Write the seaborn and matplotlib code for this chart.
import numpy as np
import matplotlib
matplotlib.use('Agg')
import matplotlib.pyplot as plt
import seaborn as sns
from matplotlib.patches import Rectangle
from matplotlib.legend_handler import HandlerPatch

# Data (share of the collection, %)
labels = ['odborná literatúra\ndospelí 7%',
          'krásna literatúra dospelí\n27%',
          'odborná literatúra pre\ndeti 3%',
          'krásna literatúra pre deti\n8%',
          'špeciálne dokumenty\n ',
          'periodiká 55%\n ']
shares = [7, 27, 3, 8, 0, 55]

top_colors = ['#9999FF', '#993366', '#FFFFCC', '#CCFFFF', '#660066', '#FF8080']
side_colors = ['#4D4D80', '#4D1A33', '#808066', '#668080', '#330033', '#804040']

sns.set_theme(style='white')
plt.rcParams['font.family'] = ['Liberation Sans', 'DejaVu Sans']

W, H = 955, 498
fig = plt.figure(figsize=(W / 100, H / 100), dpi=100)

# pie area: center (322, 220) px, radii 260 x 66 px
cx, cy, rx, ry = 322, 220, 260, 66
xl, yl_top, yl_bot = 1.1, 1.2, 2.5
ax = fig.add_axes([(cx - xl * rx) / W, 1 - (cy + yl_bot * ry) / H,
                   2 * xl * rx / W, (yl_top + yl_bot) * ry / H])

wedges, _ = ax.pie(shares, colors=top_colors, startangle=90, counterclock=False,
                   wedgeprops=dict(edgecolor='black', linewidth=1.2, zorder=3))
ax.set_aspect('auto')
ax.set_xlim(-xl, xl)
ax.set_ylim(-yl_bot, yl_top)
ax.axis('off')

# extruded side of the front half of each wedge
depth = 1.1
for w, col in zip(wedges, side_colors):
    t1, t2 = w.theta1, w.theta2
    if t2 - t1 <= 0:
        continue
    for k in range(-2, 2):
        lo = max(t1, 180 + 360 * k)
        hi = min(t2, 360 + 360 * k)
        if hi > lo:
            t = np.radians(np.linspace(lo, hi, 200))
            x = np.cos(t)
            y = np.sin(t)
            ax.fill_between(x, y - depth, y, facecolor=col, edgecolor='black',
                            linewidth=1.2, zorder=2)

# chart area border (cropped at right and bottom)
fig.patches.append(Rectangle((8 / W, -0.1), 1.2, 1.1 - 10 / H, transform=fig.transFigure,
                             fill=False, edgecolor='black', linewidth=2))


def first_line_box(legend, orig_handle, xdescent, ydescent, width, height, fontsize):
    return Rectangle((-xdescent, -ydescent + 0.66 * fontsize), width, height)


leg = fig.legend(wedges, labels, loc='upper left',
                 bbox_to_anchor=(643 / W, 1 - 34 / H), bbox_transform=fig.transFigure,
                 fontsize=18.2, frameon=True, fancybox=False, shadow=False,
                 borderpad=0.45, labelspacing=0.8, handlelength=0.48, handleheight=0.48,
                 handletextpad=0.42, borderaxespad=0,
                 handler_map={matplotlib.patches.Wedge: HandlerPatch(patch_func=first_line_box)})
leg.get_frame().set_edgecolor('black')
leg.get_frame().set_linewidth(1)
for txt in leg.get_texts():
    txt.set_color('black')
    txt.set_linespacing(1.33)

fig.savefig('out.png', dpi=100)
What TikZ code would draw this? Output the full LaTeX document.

··········

(Your goal):
Tally how many lines of the material contain the word "code". The answer must be the number and nothing else.

(Expected answer):
2